NIGERIAN TAX POLICIES AND FINANCIAL SUSTAINABILITY OF SMALL AND MEDIUM SCALE ENTERPRISES IN ANAMBRA STATE
Keywords:
Direct Tax Policy, Financial Sustainability, Indirect Tax Policy, Small and Medium Scale Enterprise, Tax Policy, Tax ReliefAbstract
The study examined the effect of Nigerian tax policies on the sustainability of SMEs in Anambra state, Nigeria. The specific objective was to ascertain the extent to which direct tax policy, indirect tax policy and tax reliefs affect the financial sustainability of SMEs in Anambra state. The study adopted survey research design. The population of the study was 481 registered owners of general service SMEs in Anambra State. The sample size was 218 general service SMEs owners in Anambra state selected using random sampling. Primary data were collected using structured questionnaire. Descriptive analysis was used to analyse the research questions. The hypotheses were tested using multiple regression analysis. The study found that: Direct Tax Policy has a significant negative effect on financial sustainability of SMEs in Anambra state (β = -0.218, p = .001); Indirect Tax Policy has a significant negative effect on financial sustainability of SMEs in Anambra state (β = -0.472, p = .000); Tax Reliefs have a significant positive effect on financial sustainability of SMEs in Anambra state (β = 0.129, p = .038). In conclusion, when businesses receive tax-related financial breathing room, whether through exemptions, holidays, or deductions, they are better positioned to reinvest profits, expand their operations, and improve long-term survival rates.
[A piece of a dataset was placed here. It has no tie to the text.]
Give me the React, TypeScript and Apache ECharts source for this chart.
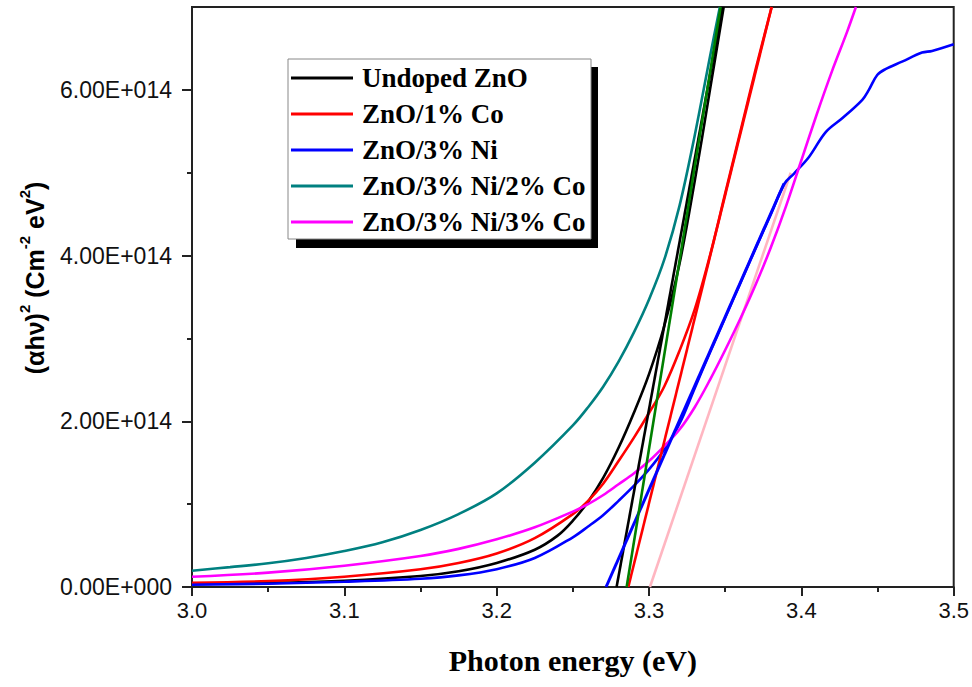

The study recommends that the Anambra State Internal Revenue Service (AIRS) and Small and Medium Enterprises Development Agency of Nigeria (SMEDAN) should work collaboratively to create awareness of tax reliefs and ensure ease of access, and integrate them into broader enterprise support programs for enhanced long-term business survival and reinvestment potential.